Check each line below for "document" and report how many have it, nothing else.

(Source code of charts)
==*==

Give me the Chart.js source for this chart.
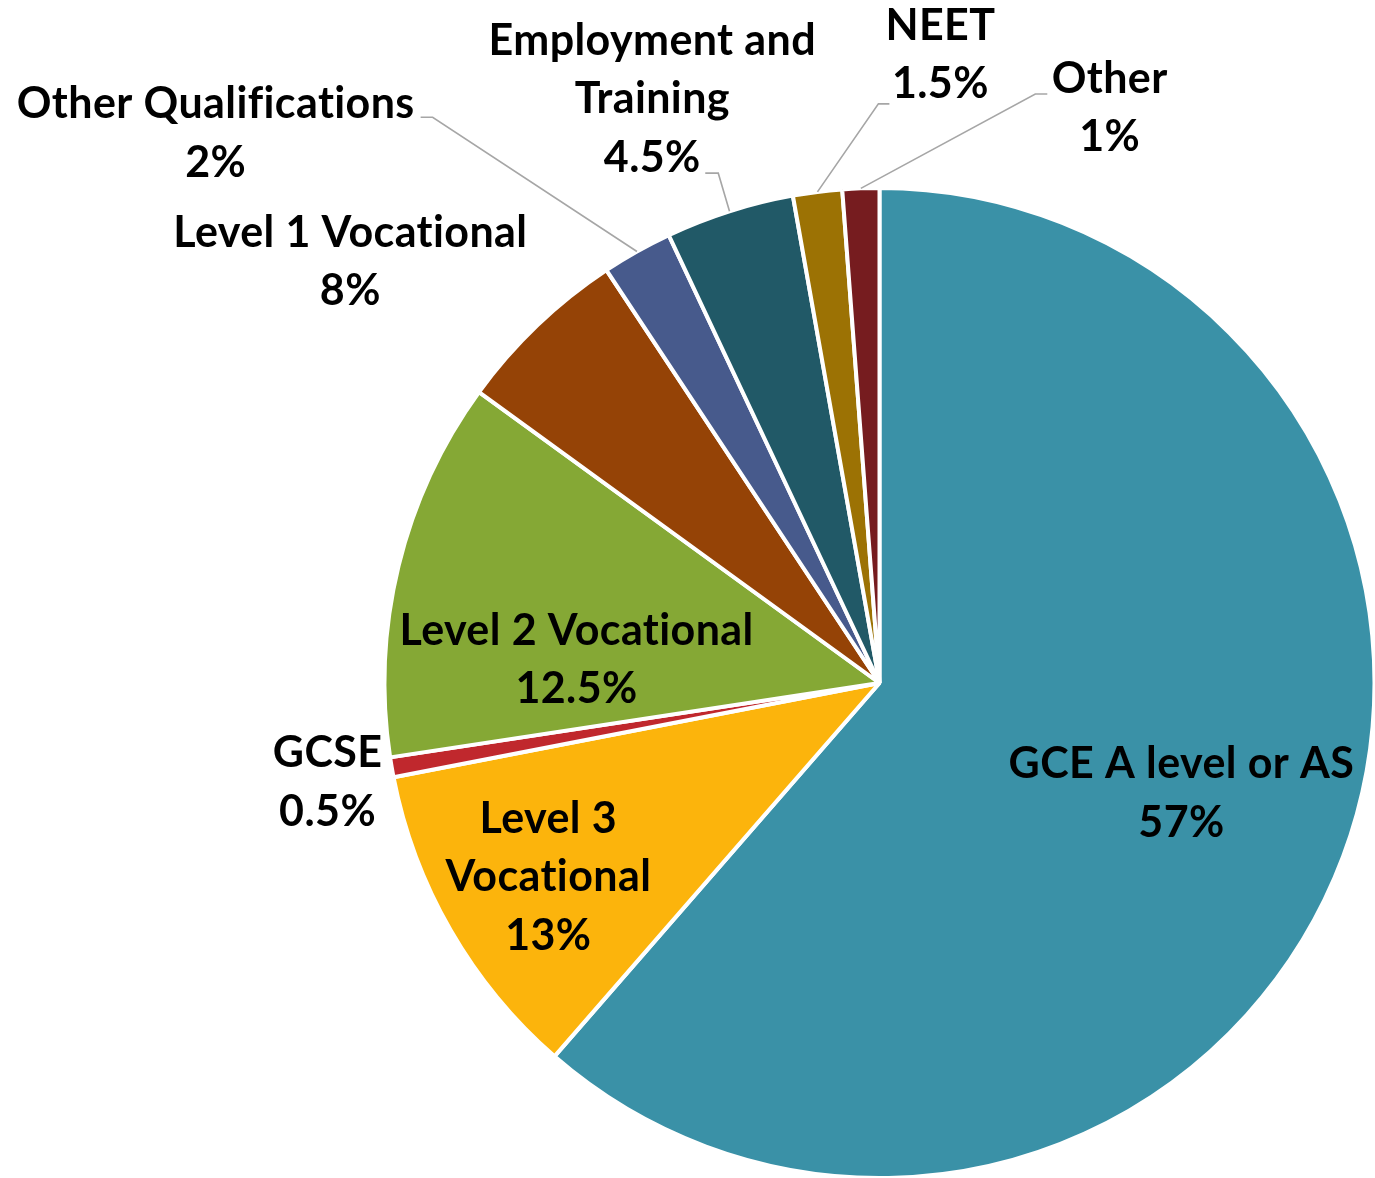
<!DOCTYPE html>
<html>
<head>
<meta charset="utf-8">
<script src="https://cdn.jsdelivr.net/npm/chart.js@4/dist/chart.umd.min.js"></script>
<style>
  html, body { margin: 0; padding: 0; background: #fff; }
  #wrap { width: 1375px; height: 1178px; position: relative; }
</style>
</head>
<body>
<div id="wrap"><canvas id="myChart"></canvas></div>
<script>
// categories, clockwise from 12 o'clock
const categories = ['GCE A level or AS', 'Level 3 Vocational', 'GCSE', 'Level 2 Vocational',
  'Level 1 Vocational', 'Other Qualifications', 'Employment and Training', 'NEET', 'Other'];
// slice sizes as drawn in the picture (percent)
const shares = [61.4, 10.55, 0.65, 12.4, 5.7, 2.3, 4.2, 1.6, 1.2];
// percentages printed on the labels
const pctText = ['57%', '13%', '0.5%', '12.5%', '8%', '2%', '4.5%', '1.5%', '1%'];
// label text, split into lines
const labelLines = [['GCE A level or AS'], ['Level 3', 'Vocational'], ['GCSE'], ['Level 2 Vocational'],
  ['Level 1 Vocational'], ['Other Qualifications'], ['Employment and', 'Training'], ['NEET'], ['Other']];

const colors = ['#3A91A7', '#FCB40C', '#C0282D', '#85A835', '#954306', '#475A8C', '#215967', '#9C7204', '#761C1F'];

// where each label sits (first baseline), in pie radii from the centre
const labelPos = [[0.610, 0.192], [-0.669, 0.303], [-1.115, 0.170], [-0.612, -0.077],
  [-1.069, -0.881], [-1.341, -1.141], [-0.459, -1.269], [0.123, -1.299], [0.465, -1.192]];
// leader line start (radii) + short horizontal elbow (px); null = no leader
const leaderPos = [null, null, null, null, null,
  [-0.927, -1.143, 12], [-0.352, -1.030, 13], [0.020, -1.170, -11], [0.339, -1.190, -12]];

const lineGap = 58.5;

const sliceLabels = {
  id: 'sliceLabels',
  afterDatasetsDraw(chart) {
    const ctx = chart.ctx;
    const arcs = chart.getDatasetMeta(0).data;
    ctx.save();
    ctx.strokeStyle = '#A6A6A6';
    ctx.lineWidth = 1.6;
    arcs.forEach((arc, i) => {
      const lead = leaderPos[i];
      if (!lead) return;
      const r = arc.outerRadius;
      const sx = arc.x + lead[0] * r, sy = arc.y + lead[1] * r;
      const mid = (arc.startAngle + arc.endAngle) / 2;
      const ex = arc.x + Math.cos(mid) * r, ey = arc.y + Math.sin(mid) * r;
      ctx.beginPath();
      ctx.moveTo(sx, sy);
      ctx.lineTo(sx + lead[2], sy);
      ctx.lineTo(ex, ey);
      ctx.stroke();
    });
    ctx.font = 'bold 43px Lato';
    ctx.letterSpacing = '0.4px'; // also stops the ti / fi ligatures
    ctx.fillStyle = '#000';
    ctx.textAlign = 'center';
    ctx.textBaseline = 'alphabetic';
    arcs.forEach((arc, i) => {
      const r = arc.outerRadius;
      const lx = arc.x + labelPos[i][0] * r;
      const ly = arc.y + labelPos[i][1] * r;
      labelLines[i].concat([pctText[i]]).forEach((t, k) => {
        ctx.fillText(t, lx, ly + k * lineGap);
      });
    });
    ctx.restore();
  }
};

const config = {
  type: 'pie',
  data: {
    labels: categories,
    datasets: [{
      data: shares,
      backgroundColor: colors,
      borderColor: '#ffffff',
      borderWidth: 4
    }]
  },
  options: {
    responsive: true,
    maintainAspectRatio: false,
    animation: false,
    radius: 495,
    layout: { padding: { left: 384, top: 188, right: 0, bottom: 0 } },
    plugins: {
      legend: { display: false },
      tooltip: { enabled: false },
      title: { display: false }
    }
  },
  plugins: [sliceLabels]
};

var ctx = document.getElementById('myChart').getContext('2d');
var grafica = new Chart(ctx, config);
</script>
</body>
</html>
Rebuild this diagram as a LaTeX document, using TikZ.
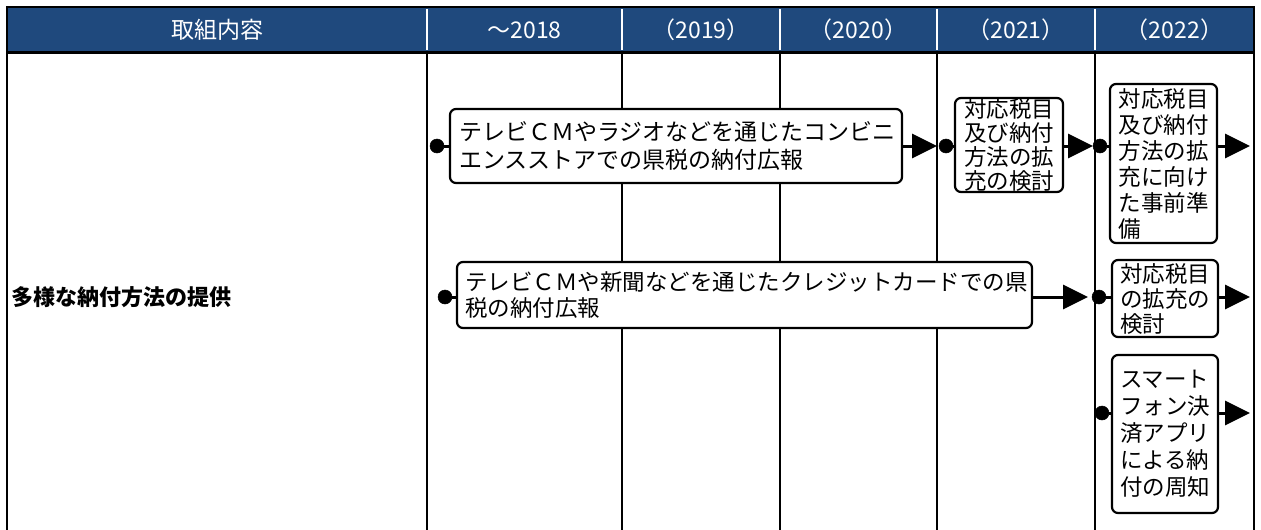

==*==

> **Solution to the exercise**: 2